__Task statement__
Report back each line of the records that contains the string "this".
:: Data for processing ::
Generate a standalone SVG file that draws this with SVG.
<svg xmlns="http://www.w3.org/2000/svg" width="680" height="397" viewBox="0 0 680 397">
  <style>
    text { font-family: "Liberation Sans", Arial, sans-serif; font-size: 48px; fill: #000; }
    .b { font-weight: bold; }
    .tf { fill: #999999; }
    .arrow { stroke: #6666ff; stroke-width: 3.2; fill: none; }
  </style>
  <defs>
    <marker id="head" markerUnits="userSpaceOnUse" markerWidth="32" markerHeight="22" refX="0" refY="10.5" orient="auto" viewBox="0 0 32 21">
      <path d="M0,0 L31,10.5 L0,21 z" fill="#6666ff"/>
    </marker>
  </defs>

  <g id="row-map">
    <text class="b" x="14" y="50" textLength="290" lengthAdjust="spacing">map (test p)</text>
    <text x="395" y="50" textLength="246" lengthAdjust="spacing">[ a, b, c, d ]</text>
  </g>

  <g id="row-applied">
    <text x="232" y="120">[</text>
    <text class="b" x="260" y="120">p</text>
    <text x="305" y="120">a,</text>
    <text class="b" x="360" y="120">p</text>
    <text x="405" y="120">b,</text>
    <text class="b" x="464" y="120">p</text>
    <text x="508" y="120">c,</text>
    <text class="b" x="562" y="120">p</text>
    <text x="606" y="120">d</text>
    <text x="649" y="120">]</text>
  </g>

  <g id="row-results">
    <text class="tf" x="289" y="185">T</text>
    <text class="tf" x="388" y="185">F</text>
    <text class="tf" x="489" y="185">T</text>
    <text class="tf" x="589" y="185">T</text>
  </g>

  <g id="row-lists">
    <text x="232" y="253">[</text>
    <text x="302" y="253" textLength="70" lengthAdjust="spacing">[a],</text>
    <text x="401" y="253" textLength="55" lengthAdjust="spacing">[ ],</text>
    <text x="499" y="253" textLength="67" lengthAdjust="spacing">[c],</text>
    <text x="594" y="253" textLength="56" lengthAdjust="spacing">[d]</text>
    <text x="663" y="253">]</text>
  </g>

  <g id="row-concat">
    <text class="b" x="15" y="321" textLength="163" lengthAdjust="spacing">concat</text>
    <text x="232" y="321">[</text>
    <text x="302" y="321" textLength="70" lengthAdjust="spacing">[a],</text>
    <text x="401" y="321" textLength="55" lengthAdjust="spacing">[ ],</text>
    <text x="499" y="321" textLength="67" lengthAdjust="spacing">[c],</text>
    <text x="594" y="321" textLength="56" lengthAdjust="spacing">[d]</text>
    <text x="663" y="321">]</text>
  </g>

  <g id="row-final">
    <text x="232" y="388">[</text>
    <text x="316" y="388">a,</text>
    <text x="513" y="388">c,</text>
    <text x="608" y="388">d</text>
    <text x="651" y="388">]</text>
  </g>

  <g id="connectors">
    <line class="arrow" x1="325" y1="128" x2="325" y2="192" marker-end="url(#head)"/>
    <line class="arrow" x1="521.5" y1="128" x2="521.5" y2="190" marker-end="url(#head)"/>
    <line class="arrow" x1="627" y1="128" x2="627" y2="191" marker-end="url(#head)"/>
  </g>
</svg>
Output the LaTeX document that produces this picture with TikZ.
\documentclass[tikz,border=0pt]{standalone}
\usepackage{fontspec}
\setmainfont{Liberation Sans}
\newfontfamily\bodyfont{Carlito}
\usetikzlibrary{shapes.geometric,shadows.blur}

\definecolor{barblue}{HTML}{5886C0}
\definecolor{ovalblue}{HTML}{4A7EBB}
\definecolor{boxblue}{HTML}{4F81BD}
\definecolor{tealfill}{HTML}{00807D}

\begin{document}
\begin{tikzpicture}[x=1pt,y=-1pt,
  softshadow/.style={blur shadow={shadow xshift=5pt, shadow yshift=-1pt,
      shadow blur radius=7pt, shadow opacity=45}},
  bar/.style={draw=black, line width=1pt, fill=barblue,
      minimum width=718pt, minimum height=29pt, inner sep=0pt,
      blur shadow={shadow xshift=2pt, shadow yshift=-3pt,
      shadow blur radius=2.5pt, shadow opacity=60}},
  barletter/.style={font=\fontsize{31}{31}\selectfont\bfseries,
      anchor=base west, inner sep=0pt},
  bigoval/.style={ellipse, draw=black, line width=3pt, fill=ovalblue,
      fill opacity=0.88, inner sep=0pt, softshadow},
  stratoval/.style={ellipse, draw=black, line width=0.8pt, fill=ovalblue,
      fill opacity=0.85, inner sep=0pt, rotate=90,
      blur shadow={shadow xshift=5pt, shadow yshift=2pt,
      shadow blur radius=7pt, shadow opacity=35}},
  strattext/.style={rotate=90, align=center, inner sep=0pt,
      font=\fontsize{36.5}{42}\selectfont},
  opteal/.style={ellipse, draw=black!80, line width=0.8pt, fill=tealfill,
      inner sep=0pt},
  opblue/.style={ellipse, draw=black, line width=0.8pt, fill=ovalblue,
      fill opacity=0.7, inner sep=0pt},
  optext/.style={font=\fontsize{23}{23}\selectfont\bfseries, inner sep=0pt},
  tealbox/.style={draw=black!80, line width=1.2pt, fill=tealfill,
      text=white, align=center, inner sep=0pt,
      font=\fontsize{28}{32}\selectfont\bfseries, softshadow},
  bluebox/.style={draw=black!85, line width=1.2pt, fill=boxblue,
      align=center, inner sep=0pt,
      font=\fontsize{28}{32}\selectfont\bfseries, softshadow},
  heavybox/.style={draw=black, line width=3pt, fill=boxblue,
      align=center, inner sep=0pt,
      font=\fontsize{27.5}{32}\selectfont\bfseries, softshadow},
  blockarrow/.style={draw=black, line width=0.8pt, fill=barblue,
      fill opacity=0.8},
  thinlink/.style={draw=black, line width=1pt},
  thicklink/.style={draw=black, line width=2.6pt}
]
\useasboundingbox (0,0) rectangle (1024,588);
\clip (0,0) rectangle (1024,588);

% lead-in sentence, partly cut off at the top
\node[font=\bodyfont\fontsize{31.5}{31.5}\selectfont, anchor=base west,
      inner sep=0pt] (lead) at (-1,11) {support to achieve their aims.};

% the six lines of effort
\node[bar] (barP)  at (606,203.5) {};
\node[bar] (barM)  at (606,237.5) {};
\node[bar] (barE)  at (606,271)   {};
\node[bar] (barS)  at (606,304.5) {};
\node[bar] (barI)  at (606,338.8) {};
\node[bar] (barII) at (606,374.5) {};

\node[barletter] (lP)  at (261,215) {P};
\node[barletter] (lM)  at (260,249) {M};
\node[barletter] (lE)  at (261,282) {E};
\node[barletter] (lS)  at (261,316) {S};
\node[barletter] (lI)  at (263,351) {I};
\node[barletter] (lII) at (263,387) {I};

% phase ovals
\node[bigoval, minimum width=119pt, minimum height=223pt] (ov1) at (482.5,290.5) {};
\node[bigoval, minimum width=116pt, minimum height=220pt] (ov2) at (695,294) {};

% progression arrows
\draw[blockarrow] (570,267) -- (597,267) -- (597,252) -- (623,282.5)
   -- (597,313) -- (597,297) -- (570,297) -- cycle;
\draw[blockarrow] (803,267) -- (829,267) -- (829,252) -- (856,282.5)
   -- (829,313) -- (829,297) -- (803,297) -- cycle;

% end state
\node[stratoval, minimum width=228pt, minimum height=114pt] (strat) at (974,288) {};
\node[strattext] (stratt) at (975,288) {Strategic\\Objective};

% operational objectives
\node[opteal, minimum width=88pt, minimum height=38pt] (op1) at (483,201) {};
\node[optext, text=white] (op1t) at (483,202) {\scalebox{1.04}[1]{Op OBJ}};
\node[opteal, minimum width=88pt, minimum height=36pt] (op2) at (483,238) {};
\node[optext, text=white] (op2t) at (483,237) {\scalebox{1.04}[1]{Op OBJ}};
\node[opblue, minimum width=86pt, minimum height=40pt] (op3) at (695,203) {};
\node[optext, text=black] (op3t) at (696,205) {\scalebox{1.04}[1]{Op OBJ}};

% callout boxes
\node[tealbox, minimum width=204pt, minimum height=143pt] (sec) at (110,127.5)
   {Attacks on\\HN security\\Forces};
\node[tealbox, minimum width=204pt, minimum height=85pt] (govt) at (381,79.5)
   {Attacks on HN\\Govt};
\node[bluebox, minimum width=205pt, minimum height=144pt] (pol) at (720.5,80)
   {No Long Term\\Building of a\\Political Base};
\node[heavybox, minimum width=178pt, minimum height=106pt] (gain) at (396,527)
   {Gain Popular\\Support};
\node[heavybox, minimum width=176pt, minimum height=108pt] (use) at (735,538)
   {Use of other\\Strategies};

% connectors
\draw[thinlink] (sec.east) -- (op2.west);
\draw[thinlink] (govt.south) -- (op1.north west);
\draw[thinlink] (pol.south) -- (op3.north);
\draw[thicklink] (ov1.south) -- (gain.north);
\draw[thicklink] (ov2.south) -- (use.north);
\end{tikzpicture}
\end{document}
:::
:: Data for processing ::
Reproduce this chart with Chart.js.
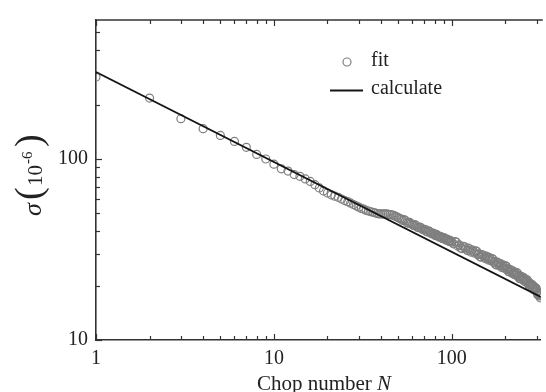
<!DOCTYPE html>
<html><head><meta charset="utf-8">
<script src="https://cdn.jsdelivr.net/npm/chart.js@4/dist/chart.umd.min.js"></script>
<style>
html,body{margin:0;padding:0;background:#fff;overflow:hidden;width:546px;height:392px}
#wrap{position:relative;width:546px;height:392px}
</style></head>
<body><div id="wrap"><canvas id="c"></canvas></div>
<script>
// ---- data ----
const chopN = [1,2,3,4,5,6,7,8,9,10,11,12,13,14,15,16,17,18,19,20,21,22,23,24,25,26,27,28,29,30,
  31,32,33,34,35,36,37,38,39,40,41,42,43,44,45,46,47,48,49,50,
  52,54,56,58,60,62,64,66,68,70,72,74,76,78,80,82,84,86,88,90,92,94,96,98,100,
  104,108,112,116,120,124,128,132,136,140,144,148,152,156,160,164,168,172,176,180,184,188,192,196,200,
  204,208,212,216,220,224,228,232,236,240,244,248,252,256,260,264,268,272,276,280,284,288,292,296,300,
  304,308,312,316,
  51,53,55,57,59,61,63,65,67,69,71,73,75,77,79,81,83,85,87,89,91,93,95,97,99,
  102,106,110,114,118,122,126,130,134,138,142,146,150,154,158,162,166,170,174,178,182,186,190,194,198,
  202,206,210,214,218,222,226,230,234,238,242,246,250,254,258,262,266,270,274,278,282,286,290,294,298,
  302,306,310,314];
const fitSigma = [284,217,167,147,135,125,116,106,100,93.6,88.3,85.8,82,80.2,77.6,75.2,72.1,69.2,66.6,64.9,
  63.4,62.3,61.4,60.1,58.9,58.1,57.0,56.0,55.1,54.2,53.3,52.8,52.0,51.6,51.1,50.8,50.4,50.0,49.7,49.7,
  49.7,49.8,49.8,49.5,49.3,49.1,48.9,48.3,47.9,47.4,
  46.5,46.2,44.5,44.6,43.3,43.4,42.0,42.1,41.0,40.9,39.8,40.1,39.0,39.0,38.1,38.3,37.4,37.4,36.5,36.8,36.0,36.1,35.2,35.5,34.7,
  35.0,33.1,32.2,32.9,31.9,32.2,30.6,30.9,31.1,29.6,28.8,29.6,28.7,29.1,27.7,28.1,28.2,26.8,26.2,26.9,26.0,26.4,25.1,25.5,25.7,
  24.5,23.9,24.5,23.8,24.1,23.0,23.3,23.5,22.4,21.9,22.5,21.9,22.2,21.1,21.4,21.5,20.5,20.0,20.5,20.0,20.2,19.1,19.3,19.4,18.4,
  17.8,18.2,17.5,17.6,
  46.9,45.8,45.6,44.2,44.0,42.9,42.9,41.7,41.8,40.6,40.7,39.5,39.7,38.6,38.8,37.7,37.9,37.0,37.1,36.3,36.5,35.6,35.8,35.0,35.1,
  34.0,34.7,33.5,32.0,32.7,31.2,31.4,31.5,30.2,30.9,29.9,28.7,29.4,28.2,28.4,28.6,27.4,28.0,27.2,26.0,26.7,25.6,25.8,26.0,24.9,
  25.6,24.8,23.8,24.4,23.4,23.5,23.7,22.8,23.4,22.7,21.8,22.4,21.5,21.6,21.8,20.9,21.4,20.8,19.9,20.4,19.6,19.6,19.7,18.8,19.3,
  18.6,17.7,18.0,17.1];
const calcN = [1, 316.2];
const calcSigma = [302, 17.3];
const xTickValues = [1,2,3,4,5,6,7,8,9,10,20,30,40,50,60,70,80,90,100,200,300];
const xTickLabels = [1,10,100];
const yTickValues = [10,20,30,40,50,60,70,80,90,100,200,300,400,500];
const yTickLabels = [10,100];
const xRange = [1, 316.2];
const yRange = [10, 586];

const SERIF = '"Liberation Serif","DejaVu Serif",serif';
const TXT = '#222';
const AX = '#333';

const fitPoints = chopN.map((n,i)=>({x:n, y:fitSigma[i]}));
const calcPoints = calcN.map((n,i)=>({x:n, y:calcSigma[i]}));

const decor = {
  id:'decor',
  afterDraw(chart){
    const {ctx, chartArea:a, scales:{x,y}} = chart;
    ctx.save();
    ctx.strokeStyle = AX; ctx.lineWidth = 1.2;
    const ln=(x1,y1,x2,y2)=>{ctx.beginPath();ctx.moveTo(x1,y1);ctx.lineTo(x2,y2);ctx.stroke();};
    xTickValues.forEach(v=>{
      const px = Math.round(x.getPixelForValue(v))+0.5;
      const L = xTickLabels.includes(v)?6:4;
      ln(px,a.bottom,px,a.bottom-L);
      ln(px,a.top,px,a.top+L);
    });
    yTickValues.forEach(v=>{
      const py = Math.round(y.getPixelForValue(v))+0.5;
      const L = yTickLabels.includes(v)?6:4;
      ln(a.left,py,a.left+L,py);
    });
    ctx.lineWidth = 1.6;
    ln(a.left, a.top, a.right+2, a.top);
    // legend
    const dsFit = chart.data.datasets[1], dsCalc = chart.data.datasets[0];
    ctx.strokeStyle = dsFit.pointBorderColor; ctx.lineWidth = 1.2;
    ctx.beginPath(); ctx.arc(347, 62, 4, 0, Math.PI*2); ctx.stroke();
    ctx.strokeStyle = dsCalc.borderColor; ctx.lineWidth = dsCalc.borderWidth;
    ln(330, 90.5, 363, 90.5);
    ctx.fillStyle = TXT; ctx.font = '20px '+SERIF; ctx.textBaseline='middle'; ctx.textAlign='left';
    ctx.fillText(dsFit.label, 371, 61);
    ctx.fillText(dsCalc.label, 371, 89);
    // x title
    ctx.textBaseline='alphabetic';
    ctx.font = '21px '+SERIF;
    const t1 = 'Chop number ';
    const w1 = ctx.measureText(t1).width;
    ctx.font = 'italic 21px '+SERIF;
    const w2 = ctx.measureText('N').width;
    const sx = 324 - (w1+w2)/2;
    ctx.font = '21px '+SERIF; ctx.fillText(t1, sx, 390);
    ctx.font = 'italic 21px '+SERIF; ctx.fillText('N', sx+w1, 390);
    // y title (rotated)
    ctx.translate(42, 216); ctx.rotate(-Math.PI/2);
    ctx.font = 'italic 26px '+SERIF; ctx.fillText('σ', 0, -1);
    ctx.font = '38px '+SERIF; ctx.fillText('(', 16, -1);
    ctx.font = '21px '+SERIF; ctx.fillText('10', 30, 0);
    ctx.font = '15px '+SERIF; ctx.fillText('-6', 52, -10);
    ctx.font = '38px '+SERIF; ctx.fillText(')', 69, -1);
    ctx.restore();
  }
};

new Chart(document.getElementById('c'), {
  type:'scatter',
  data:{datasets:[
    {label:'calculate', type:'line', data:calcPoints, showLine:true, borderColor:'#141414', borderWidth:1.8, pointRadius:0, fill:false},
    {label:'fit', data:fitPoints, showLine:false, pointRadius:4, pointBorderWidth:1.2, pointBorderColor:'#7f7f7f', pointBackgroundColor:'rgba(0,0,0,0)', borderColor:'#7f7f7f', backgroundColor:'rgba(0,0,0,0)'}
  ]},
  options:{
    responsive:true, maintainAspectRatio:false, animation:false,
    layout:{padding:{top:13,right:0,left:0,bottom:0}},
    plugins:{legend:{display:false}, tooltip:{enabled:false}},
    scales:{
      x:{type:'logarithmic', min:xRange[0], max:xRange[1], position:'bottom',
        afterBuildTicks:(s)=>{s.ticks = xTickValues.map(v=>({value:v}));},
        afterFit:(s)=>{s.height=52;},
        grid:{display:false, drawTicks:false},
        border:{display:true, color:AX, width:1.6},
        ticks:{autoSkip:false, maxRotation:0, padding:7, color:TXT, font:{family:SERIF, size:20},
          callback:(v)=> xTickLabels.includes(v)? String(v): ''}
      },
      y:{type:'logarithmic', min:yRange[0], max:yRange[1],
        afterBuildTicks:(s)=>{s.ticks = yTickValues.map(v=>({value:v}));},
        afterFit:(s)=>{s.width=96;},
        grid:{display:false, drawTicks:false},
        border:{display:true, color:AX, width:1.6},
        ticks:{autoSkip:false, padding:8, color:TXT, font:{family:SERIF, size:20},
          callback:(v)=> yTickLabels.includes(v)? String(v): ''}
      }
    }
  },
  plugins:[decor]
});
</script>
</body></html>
:::
__Completed task__
Generate a standalone SVG file that draws this with SVG.
Output the LaTeX document that produces this picture with TikZ.
Reproduce this chart with Chart.js.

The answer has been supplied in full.